■ **EXERCISE REQUIREMENTS**
Below are some records; give them all again exactly, but not the pictures.

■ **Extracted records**
-- begin --

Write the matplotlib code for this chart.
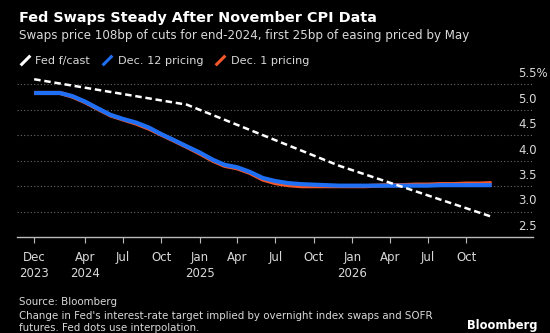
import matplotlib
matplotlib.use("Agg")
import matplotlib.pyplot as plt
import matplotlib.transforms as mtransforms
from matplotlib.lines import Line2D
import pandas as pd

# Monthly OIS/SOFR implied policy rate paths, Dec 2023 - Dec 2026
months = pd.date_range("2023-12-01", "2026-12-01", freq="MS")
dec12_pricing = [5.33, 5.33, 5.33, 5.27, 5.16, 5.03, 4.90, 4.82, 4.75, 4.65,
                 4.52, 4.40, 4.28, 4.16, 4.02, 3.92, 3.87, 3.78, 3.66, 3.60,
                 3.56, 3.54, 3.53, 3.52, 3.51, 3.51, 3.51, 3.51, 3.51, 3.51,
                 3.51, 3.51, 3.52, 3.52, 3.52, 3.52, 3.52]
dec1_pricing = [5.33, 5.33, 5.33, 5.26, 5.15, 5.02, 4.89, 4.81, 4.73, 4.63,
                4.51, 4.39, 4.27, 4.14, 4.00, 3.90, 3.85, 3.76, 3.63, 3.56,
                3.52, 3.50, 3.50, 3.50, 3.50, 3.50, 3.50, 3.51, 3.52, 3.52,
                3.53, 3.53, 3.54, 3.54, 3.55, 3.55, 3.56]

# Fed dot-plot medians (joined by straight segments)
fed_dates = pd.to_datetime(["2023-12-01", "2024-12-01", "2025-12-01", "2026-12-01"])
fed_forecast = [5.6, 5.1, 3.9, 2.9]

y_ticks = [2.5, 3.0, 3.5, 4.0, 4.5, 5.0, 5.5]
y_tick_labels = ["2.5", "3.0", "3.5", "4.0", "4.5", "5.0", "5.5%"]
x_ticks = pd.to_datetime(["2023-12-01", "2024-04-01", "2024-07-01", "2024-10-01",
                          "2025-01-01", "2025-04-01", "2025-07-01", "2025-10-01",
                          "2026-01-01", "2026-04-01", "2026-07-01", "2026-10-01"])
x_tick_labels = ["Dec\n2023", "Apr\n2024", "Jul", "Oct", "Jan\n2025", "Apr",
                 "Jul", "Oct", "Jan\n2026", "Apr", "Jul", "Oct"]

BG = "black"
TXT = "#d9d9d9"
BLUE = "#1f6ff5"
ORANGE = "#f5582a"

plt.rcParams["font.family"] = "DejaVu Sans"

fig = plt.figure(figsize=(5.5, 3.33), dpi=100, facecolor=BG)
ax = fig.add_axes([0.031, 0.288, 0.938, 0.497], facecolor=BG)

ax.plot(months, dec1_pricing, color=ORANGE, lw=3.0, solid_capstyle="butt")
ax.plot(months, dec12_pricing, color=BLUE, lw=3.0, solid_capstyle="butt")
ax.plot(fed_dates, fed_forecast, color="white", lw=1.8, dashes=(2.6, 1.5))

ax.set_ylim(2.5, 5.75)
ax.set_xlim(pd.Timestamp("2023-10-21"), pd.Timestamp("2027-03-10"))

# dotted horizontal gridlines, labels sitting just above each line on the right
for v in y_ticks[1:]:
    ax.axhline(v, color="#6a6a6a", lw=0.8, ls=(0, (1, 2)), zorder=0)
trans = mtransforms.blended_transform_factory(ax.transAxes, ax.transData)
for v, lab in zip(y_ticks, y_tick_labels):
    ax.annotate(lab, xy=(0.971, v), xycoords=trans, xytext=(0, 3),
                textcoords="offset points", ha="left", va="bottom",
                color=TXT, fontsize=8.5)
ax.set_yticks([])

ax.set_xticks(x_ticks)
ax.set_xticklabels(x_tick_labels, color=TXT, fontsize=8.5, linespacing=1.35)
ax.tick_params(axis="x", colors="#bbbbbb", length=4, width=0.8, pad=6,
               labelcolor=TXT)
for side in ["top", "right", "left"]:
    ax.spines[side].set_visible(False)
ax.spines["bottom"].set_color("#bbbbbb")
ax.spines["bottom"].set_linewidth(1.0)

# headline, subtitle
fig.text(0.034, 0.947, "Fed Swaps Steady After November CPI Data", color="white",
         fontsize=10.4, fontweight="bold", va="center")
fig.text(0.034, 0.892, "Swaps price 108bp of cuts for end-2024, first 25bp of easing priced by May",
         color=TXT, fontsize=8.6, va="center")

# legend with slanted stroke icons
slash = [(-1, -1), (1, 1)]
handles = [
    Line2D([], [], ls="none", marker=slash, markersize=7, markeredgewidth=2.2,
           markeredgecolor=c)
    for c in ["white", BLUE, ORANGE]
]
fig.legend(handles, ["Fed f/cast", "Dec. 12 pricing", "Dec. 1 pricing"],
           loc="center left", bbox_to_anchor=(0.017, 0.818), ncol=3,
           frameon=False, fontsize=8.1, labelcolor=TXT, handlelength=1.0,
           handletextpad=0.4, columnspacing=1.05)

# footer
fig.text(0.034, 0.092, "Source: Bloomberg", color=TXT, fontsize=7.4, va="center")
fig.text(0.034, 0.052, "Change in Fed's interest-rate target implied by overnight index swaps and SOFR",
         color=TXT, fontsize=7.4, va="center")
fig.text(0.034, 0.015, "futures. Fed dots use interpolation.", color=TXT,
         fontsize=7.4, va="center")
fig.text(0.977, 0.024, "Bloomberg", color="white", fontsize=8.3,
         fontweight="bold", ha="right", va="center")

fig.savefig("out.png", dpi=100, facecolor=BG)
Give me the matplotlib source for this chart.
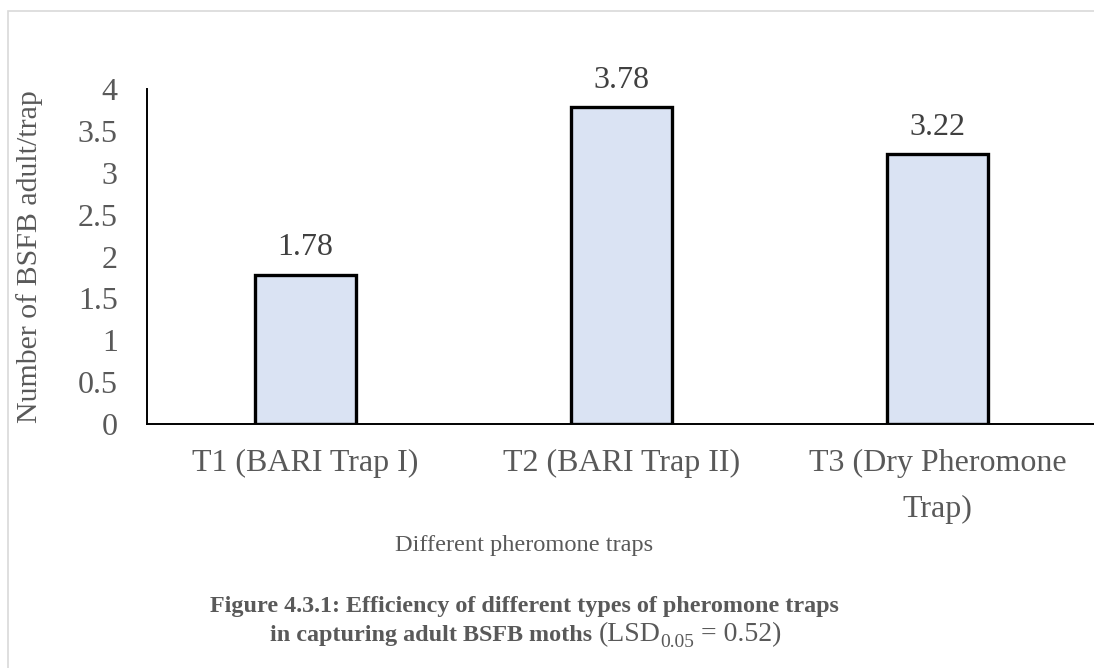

-- end --

■ **EXPECTED OUTPUT**
Write the matplotlib code for this chart.
import matplotlib
matplotlib.use("Agg")
import matplotlib.pyplot as plt
import matplotlib.transforms as mtransforms
from matplotlib.lines import Line2D
import pandas as pd

# Monthly OIS/SOFR implied policy rate paths, Dec 2023 - Dec 2026
months = pd.date_range("2023-12-01", "2026-12-01", freq="MS")
dec12_pricing = [5.33, 5.33, 5.33, 5.27, 5.16, 5.03, 4.90, 4.82, 4.75, 4.65,
                 4.52, 4.40, 4.28, 4.16, 4.02, 3.92, 3.87, 3.78, 3.66, 3.60,
                 3.56, 3.54, 3.53, 3.52, 3.51, 3.51, 3.51, 3.51, 3.51, 3.51,
                 3.51, 3.51, 3.52, 3.52, 3.52, 3.52, 3.52]
dec1_pricing = [5.33, 5.33, 5.33, 5.26, 5.15, 5.02, 4.89, 4.81, 4.73, 4.63,
                4.51, 4.39, 4.27, 4.14, 4.00, 3.90, 3.85, 3.76, 3.63, 3.56,
                3.52, 3.50, 3.50, 3.50, 3.50, 3.50, 3.50, 3.51, 3.52, 3.52,
                3.53, 3.53, 3.54, 3.54, 3.55, 3.55, 3.56]

# Fed dot-plot medians (joined by straight segments)
fed_dates = pd.to_datetime(["2023-12-01", "2024-12-01", "2025-12-01", "2026-12-01"])
fed_forecast = [5.6, 5.1, 3.9, 2.9]

y_ticks = [2.5, 3.0, 3.5, 4.0, 4.5, 5.0, 5.5]
y_tick_labels = ["2.5", "3.0", "3.5", "4.0", "4.5", "5.0", "5.5%"]
x_ticks = pd.to_datetime(["2023-12-01", "2024-04-01", "2024-07-01", "2024-10-01",
                          "2025-01-01", "2025-04-01", "2025-07-01", "2025-10-01",
                          "2026-01-01", "2026-04-01", "2026-07-01", "2026-10-01"])
x_tick_labels = ["Dec\n2023", "Apr\n2024", "Jul", "Oct", "Jan\n2025", "Apr",
                 "Jul", "Oct", "Jan\n2026", "Apr", "Jul", "Oct"]

BG = "black"
TXT = "#d9d9d9"
BLUE = "#1f6ff5"
ORANGE = "#f5582a"

plt.rcParams["font.family"] = "DejaVu Sans"

fig = plt.figure(figsize=(5.5, 3.33), dpi=100, facecolor=BG)
ax = fig.add_axes([0.031, 0.288, 0.938, 0.497], facecolor=BG)

ax.plot(months, dec1_pricing, color=ORANGE, lw=3.0, solid_capstyle="butt")
ax.plot(months, dec12_pricing, color=BLUE, lw=3.0, solid_capstyle="butt")
ax.plot(fed_dates, fed_forecast, color="white", lw=1.8, dashes=(2.6, 1.5))

ax.set_ylim(2.5, 5.75)
ax.set_xlim(pd.Timestamp("2023-10-21"), pd.Timestamp("2027-03-10"))

# dotted horizontal gridlines, labels sitting just above each line on the right
for v in y_ticks[1:]:
    ax.axhline(v, color="#6a6a6a", lw=0.8, ls=(0, (1, 2)), zorder=0)
trans = mtransforms.blended_transform_factory(ax.transAxes, ax.transData)
for v, lab in zip(y_ticks, y_tick_labels):
    ax.annotate(lab, xy=(0.971, v), xycoords=trans, xytext=(0, 3),
                textcoords="offset points", ha="left", va="bottom",
                color=TXT, fontsize=8.5)
ax.set_yticks([])

ax.set_xticks(x_ticks)
ax.set_xticklabels(x_tick_labels, color=TXT, fontsize=8.5, linespacing=1.35)
ax.tick_params(axis="x", colors="#bbbbbb", length=4, width=0.8, pad=6,
               labelcolor=TXT)
for side in ["top", "right", "left"]:
    ax.spines[side].set_visible(False)
ax.spines["bottom"].set_color("#bbbbbb")
ax.spines["bottom"].set_linewidth(1.0)

# headline, subtitle
fig.text(0.034, 0.947, "Fed Swaps Steady After November CPI Data", color="white",
         fontsize=10.4, fontweight="bold", va="center")
fig.text(0.034, 0.892, "Swaps price 108bp of cuts for end-2024, first 25bp of easing priced by May",
         color=TXT, fontsize=8.6, va="center")

# legend with slanted stroke icons
slash = [(-1, -1), (1, 1)]
handles = [
    Line2D([], [], ls="none", marker=slash, markersize=7, markeredgewidth=2.2,
           markeredgecolor=c)
    for c in ["white", BLUE, ORANGE]
]
fig.legend(handles, ["Fed f/cast", "Dec. 12 pricing", "Dec. 1 pricing"],
           loc="center left", bbox_to_anchor=(0.017, 0.818), ncol=3,
           frameon=False, fontsize=8.1, labelcolor=TXT, handlelength=1.0,
           handletextpad=0.4, columnspacing=1.05)

# footer
fig.text(0.034, 0.092, "Source: Bloomberg", color=TXT, fontsize=7.4, va="center")
fig.text(0.034, 0.052, "Change in Fed's interest-rate target implied by overnight index swaps and SOFR",
         color=TXT, fontsize=7.4, va="center")
fig.text(0.034, 0.015, "futures. Fed dots use interpolation.", color=TXT,
         fontsize=7.4, va="center")
fig.text(0.977, 0.024, "Bloomberg", color="white", fontsize=8.3,
         fontweight="bold", ha="right", va="center")

fig.savefig("out.png", dpi=100, facecolor=BG)
Give me the matplotlib source for this chart.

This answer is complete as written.